Port pays €43,000 in annual pension contributions per worker
DUBLIN Port is paying an average of €43,000 per worker a year into its company pension fund, the highest in the country.
The McCarthy report shows the port is making the highest level of pension contribution of any firm in the State -- whether public or private.
The huge pension payments represent 63pc of the average wage for the 157 staff members in the port company. Average wages in Dublin Port were €68,000 in 2009.
But when the pension was added in, the average pay jumped to €110,600.

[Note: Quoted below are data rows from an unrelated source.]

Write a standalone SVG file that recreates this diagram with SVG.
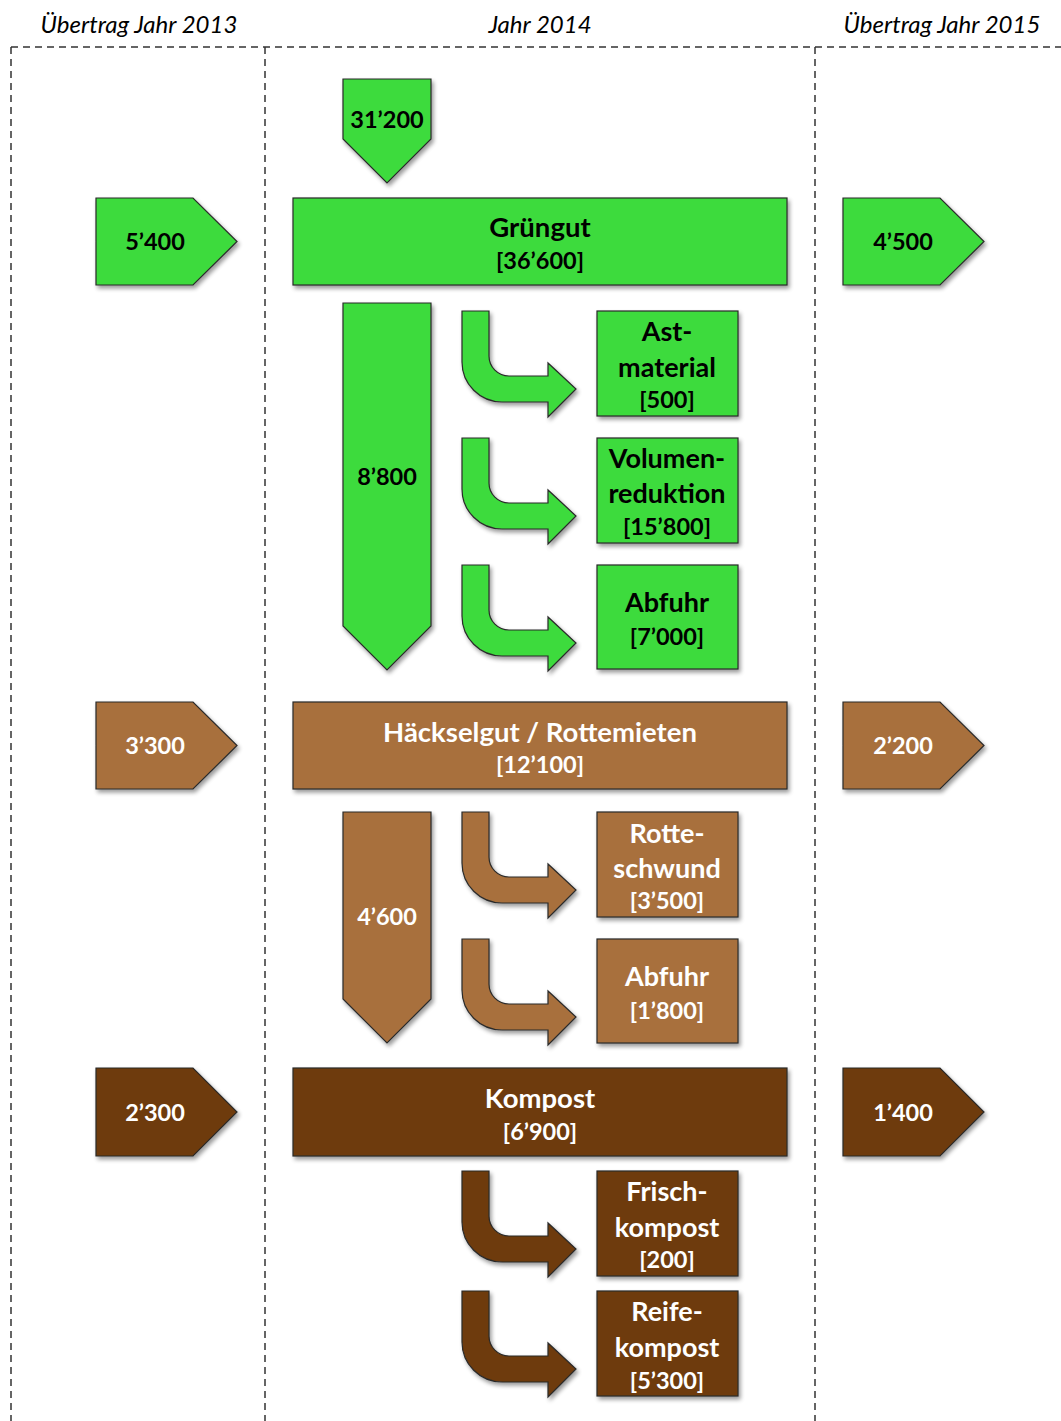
<svg xmlns="http://www.w3.org/2000/svg" width="1061" height="1421" viewBox="0 0 1061 1421">
<style>
.hdr{font-family:Lato,"Open Sans","Liberation Sans",sans-serif;font-style:italic;font-size:24px;fill:#000;text-anchor:middle}
.t{font-family:Lato,"Open Sans","Liberation Sans",sans-serif;font-weight:bold;text-anchor:middle}
.big{font-size:27.5px}
.mid{font-size:27px}
.sm{font-size:23.5px}
.g{fill:#3cdb3c;stroke:#2a2a2a;stroke-width:1.2;filter:url(#sh)}
.b{fill:#a8703c;stroke:#2a2a2a;stroke-width:1.2;filter:url(#sh)}
.d{fill:#6e3a08;stroke:#2a2a2a;stroke-width:1.2;filter:url(#sh)}
.tk{fill:#000}
.tw{fill:#fff}
.dash{stroke:#333;stroke-width:1.5;stroke-dasharray:7 5;fill:none}
</style>
<defs>
<filter id="sh" x="-10%" y="-10%" width="130%" height="130%">
<feGaussianBlur in="SourceAlpha" stdDeviation="2"/>
<feOffset dx="2" dy="3" result="o"/>
<feComponentTransfer><feFuncA type="linear" slope="0.4"/></feComponentTransfer>
<feMerge><feMergeNode/><feMergeNode in="SourceGraphic"/></feMerge>
</filter>
<path id="bent" d="M0,0 H27 V45 A20,20 0 0 0 47,65 H86 V52 L114,78 L86,106 V91 H40 A40,40 0 0 1 0,51 Z"/>
</defs>
<rect width="1061" height="1421" fill="#fff"/>
<g id="frame">
<path class="dash" d="M11,47 H1061 M11,47 V1421 M265,47 V1421 M815,47 V1421"/>
<text class="hdr" x="139" y="33">Übertrag Jahr 2013</text>
<text class="hdr" x="540" y="33">Jahr 2014</text>
<text class="hdr" x="942" y="33">Übertrag Jahr 2015</text>
</g>
<g id="connectors">
<use href="#bent" class="g" x="462" y="311"/>
<use href="#bent" class="g" x="462" y="438"/>
<use href="#bent" class="g" x="462" y="565"/>
<use href="#bent" class="b" x="462" y="812"/>
<use href="#bent" class="b" x="462" y="939"/>
<use href="#bent" class="d" x="462" y="1171"/>
<use href="#bent" class="d" x="462" y="1291"/>
</g>
<g id="in2014">
<path class="g" d="M343,79 H431 V139 L387,183 L343,139 Z"/>
<text class="t sm tk" x="387" y="128">31’200</text>
</g>
<g id="gruen-in">
<path class="g" d="M96,198 H193 L237,241.5 L193,285 H96 Z"/>
<text class="t sm tk" x="155" y="250">5’400</text>
</g>
<g id="gruengut">
<rect class="g" x="293" y="198" width="494" height="87"/>
<text class="t big tk" x="540" y="237">Grüngut</text>
<text class="t sm tk" x="540" y="269">[36’600]</text>
</g>
<g id="gruen-out">
<path class="g" d="M843,198 H940 L984,241.5 L940,285 H843 Z"/>
<text class="t sm tk" x="903" y="250">4’500</text>
</g>
<g id="flow8800">
<path class="g" d="M343,303 H431 V626 L387,670 L343,626 Z"/>
<text class="t sm tk" x="387" y="485">8’800</text>
</g>
<g id="astmaterial">
<rect class="g" x="597" y="311" width="141" height="105"/>
<text class="t mid tk" x="667" y="341">Ast-</text>
<text class="t mid tk" x="667" y="377">material</text>
<text class="t sm tk" x="667" y="408">[500]</text>
</g>
<g id="volumen">
<rect class="g" x="597" y="438" width="141" height="105"/>
<text class="t mid tk" x="667" y="468">Volumen-</text>
<text class="t mid tk" x="667" y="503">reduktion</text>
<text class="t sm tk" x="667" y="535">[15’800]</text>
</g>
<g id="abfuhr1">
<rect class="g" x="597" y="565" width="141" height="104"/>
<text class="t mid tk" x="667" y="612">Abfuhr</text>
<text class="t sm tk" x="667" y="645">[7’000]</text>
</g>
<g id="haecksel-in">
<path class="b" d="M96,702 H193 L237,745.5 L193,789 H96 Z"/>
<text class="t sm tw" x="155" y="754">3’300</text>
</g>
<g id="haeckselgut">
<rect class="b" x="293" y="702" width="494" height="87"/>
<text class="t big tw" x="540" y="742">Häckselgut / Rottemieten</text>
<text class="t sm tw" x="540" y="773">[12’100]</text>
</g>
<g id="haecksel-out">
<path class="b" d="M843,702 H940 L984,745.5 L940,789 H843 Z"/>
<text class="t sm tw" x="903" y="754">2’200</text>
</g>
<g id="flow4600">
<path class="b" d="M343,812 H431 V999 L387,1043 L343,999 Z"/>
<text class="t sm tw" x="387" y="925">4’600</text>
</g>
<g id="rotteschwund">
<rect class="b" x="597" y="812" width="141" height="105"/>
<text class="t mid tw" x="667" y="843">Rotte-</text>
<text class="t mid tw" x="667" y="878">schwund</text>
<text class="t sm tw" x="667" y="909">[3’500]</text>
</g>
<g id="abfuhr2">
<rect class="b" x="597" y="939" width="141" height="104"/>
<text class="t mid tw" x="667" y="986">Abfuhr</text>
<text class="t sm tw" x="667" y="1019">[1’800]</text>
</g>
<g id="kompost-in">
<path class="d" d="M96,1068 H193 L237,1112 L193,1156 H96 Z"/>
<text class="t sm tw" x="155" y="1121">2’300</text>
</g>
<g id="kompost">
<rect class="d" x="293" y="1068" width="494" height="88"/>
<text class="t big tw" x="540" y="1108">Kompost</text>
<text class="t sm tw" x="540" y="1140">[6’900]</text>
</g>
<g id="kompost-out">
<path class="d" d="M843,1068 H940 L984,1112 L940,1156 H843 Z"/>
<text class="t sm tw" x="903" y="1121">1’400</text>
</g>
<g id="frischkompost">
<rect class="d" x="597" y="1171" width="141" height="105"/>
<text class="t mid tw" x="667" y="1201">Frisch-</text>
<text class="t mid tw" x="667" y="1237">kompost</text>
<text class="t sm tw" x="667" y="1268">[200]</text>
</g>
<g id="reifekompost">
<rect class="d" x="597" y="1291" width="141" height="105"/>
<text class="t mid tw" x="667" y="1321">Reife-</text>
<text class="t mid tw" x="667" y="1357">kompost</text>
<text class="t sm tw" x="667" y="1389">[5’300]</text>
</g>
</svg>
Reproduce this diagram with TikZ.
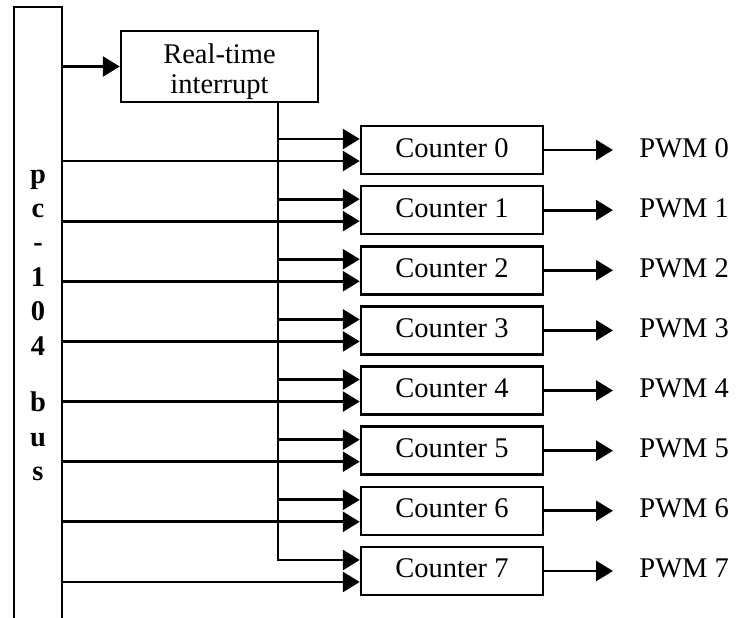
\documentclass[tikz,border=0pt]{standalone}
\usepackage{fontspec}
\setmainfont{Liberation Serif}
\usetikzlibrary{arrows.meta,calc}
\begin{document}
\begin{tikzpicture}[x=1pt,y=-1pt,line width=2.8pt,
  arr/.style={-{Triangle[length=17pt,width=20pt]}},
  box/.style={draw,rectangle,inner sep=0pt,line width=2.5pt},
  txt/.style={font=\fontsize{28.5}{30}\selectfont,inner sep=0pt},
  lbl/.style={txt,text height=19pt,text depth=5pt},
  busletter/.style={font=\fontsize{28.5}{30}\selectfont\bfseries,anchor=base,inner sep=0pt},
]
\useasboundingbox (0,0) rectangle (736,618);

% PC-104 bus (open at the bottom)
\draw (14,618) -- (14,7) -- (62,7) -- (62,618);
\coordinate (busR) at (62,7);
\foreach \ch/\yb [count=\i] in {p/183.5,c/217.5,-/251.5,1/286,0/320.5,4/355,b/411.5,u/446,s/480}
  \node[busletter] (bus\i) at (38,\yb) {\ch};

% real-time interrupt block
\node[box,minimum width=197pt,minimum height=71pt] (rti) at (219.5,66.5) {};
\node[txt,align=center] (rtitext) at (219.5,71.2) {Real-time\\interrupt};
\draw[arr] (busR |- rti.west) -- (rti.west);
\coordinate (trunk) at (278,102);

% counters and their PWM outputs
\foreach \k in {0,...,7}{
  \pgfmathsetmacro\yc{150+60.14*\k}
  \node[box,lbl,minimum width=182pt,minimum height=48pt] (c\k) at (452,\yc) {Counter \k};
  \coordinate (in\k) at ($(c\k.west)+(0,-11)$);
  \coordinate (lo\k) at ($(c\k.west)+(0,11)$);
  \node[lbl,anchor=west] (p\k) at (638,\yc) {PWM \k};
  \draw[arr] (c\k.east) -- ([xshift=-25pt]p\k.west);
  \draw[arr] (busR |- lo\k) -- (lo\k);
}
\foreach \k in {0,...,6}
  \draw[arr] (trunk |- in\k) -- (in\k);
\draw[arr] (trunk) |- (in7);
\end{tikzpicture}
\end{document}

The company's contribution per employee was even higher in earlier years. The pension contribution was as high as 430pc of average pay in 2007, when Dublin Port put €52m it got from the sale of the Irish Glass Bottle site into the pension scheme. The fund now has a deficit of just over €1m.
Other state-owned companies where high pension contributions are made include forestry firm Coillte, with an average contribution of €18,100 in 2009, equal to 40pc of the average salary.
The combined pension fund deficits of the 11 companies examined in the McCarthy study was €3.4bn in 2009.
Some €500m of this was made up of the deficit at the ESB fund.
The report notes staff at the electricity company have since reached agreement on new pension arrangements, which will radically reduce the shortfall in the scheme.
Up to recently, workers in the ESB enjoyed a defined-benefit pension, where workers with full service get a retirement income of half of their final salary.
But from next year they will lose this defined-benefit pension. However, workers will retain their defined-benefit pension rights for the previous years they worked up to 2012.